**The problem:**
Copy the lines of the data below exactly, starting at the first and stopping after the line that contains "er_ticks = [60, 65, 70, 75, 80, 85, 90]"; include no pictures.

(Plotting code records)
.....

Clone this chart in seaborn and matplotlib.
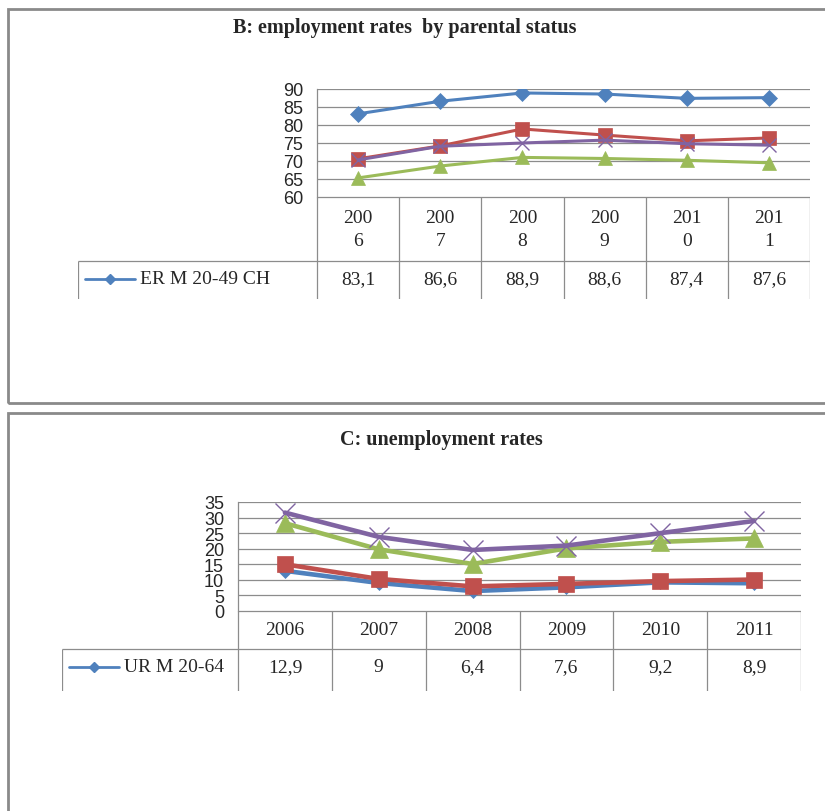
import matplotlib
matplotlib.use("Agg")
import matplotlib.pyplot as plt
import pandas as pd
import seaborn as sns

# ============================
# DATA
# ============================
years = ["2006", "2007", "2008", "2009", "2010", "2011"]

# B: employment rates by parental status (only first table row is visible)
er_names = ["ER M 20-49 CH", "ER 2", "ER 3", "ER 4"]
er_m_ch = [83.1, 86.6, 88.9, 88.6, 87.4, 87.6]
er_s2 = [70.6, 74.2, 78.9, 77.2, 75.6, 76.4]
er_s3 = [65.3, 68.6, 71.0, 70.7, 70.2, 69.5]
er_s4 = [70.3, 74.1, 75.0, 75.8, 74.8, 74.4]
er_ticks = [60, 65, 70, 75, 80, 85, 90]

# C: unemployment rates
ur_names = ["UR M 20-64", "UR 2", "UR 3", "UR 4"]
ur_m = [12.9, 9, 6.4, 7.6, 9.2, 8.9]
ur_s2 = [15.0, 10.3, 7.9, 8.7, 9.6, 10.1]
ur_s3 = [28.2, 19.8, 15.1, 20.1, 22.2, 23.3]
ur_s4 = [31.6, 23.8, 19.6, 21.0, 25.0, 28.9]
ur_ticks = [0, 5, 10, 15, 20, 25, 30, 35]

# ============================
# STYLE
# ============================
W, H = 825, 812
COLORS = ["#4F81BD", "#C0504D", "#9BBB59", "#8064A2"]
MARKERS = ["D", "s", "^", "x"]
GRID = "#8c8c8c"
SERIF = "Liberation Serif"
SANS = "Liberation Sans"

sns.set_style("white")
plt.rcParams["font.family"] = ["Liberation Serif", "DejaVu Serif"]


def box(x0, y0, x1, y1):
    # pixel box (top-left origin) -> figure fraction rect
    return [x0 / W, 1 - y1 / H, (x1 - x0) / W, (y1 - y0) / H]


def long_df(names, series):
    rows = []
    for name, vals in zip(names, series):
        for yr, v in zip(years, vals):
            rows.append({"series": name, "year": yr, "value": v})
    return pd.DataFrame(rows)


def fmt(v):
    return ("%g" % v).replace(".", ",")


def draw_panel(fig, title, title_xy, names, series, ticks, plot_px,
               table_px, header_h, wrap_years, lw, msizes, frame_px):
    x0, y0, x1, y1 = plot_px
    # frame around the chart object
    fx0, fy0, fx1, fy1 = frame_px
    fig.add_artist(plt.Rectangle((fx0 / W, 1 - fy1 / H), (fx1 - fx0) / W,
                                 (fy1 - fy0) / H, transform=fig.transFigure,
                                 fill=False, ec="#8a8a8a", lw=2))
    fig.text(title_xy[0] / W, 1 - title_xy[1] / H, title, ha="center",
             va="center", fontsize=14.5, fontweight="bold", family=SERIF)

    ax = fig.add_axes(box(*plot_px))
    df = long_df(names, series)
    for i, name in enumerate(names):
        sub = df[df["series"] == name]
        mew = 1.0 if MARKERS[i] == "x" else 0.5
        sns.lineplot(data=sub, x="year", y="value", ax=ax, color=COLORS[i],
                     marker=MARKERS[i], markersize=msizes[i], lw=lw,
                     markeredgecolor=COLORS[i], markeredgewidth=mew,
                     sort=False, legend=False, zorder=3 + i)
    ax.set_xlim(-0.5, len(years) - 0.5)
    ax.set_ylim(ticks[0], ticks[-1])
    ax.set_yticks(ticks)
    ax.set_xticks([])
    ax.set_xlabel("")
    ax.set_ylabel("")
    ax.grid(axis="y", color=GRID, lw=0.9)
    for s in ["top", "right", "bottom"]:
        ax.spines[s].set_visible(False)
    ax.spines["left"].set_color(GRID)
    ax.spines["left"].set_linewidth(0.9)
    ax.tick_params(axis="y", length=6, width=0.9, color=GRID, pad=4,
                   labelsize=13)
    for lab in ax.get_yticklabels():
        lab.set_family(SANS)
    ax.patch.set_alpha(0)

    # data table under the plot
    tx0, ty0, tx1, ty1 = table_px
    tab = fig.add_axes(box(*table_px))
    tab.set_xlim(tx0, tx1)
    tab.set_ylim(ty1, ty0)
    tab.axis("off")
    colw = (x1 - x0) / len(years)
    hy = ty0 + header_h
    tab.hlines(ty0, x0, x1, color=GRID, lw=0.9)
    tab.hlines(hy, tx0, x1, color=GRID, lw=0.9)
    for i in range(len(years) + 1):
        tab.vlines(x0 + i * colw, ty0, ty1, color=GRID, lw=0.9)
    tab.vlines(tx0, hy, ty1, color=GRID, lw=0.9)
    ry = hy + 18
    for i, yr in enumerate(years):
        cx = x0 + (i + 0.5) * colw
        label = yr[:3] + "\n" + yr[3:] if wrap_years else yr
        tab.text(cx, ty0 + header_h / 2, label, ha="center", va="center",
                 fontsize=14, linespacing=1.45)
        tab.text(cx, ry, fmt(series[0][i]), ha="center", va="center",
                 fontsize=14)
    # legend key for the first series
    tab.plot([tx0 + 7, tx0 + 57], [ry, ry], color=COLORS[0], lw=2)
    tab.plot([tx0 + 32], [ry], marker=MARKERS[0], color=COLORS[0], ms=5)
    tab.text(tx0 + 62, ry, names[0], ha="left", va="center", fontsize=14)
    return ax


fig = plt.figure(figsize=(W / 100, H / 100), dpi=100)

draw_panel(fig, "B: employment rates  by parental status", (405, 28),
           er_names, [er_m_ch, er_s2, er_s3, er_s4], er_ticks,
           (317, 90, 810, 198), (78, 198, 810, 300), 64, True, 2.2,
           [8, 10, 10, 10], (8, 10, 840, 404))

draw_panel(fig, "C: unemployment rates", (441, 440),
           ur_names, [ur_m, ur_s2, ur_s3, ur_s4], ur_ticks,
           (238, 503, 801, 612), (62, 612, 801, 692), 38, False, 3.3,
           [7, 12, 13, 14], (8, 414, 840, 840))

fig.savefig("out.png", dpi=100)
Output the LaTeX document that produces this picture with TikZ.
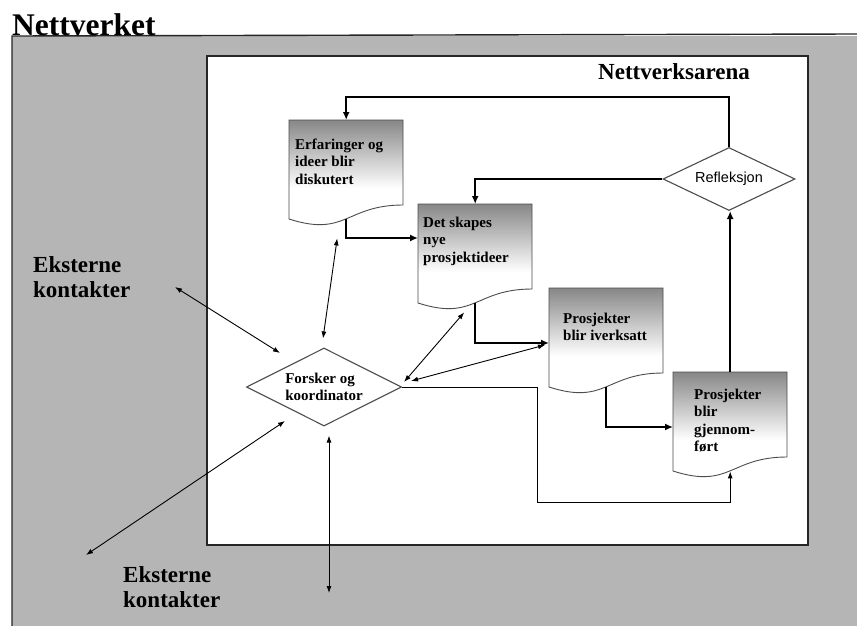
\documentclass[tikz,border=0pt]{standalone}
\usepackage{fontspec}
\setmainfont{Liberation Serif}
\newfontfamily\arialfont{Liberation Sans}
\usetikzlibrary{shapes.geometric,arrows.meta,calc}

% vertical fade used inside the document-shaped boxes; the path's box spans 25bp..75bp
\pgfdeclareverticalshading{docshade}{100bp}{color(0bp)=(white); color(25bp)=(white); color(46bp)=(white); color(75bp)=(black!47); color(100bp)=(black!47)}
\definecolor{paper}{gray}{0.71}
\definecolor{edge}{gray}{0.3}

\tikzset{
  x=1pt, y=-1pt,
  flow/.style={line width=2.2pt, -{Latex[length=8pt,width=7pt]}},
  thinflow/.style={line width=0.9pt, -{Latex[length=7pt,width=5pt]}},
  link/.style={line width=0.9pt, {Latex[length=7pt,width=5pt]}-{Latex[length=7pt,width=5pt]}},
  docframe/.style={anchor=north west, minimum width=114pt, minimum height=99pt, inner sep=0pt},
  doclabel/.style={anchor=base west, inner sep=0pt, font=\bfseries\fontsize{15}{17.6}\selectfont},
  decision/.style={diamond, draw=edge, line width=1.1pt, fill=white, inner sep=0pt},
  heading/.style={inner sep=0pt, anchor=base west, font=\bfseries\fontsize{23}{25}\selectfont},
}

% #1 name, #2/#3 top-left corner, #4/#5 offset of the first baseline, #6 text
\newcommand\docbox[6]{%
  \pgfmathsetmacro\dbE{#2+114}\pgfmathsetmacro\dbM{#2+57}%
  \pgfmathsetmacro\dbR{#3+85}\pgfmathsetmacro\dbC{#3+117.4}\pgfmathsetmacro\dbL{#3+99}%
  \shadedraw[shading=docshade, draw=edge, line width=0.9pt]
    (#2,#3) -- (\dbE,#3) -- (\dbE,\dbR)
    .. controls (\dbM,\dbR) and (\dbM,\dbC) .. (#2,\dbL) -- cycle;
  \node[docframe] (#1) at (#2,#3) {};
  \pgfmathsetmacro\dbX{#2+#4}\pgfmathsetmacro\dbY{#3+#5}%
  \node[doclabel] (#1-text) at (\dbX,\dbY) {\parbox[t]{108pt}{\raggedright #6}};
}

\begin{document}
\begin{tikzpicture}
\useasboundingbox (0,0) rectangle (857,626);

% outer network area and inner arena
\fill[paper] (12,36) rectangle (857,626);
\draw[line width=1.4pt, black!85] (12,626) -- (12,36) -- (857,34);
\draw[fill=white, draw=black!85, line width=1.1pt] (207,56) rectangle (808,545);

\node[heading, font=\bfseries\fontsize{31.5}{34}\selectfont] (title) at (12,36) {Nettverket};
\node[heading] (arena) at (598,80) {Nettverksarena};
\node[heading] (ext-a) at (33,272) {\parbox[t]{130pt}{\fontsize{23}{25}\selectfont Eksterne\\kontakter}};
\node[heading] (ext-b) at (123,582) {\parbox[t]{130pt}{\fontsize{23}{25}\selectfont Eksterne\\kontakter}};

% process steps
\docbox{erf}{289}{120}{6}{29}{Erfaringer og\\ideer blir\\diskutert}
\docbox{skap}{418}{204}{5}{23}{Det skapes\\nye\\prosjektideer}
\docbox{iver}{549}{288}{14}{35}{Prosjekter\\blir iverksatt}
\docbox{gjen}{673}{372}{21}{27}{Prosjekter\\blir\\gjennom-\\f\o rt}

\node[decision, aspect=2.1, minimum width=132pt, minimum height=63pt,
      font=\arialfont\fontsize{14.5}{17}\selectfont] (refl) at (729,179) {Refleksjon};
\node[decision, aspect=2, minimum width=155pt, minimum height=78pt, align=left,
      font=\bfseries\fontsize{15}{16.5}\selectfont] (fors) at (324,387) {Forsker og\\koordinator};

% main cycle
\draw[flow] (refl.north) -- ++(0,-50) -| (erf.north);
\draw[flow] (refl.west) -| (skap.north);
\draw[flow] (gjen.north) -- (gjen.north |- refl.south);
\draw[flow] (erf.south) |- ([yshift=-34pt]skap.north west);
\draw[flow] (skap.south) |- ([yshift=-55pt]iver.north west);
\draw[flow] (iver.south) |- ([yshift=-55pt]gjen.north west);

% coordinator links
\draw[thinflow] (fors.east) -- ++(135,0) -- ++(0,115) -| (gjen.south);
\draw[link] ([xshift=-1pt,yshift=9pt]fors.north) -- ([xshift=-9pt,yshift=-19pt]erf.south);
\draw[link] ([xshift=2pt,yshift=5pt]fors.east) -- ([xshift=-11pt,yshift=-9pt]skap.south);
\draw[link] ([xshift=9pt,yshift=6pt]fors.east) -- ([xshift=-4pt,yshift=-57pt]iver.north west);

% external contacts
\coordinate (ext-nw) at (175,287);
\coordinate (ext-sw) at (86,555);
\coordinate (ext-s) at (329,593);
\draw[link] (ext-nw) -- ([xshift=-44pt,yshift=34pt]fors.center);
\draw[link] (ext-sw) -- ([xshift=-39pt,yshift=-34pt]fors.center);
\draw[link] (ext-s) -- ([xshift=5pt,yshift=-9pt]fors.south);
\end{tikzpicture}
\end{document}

.....

**The solution:**
Clone this chart in seaborn and matplotlib.
import matplotlib
matplotlib.use("Agg")
import matplotlib.pyplot as plt
import pandas as pd
import seaborn as sns

# ============================
# DATA
# ============================
years = ["2006", "2007", "2008", "2009", "2010", "2011"]

# B: employment rates by parental status (only first table row is visible)
er_names = ["ER M 20-49 CH", "ER 2", "ER 3", "ER 4"]
er_m_ch = [83.1, 86.6, 88.9, 88.6, 87.4, 87.6]
er_s2 = [70.6, 74.2, 78.9, 77.2, 75.6, 76.4]
er_s3 = [65.3, 68.6, 71.0, 70.7, 70.2, 69.5]
er_s4 = [70.3, 74.1, 75.0, 75.8, 74.8, 74.4]
er_ticks = [60, 65, 70, 75, 80, 85, 90]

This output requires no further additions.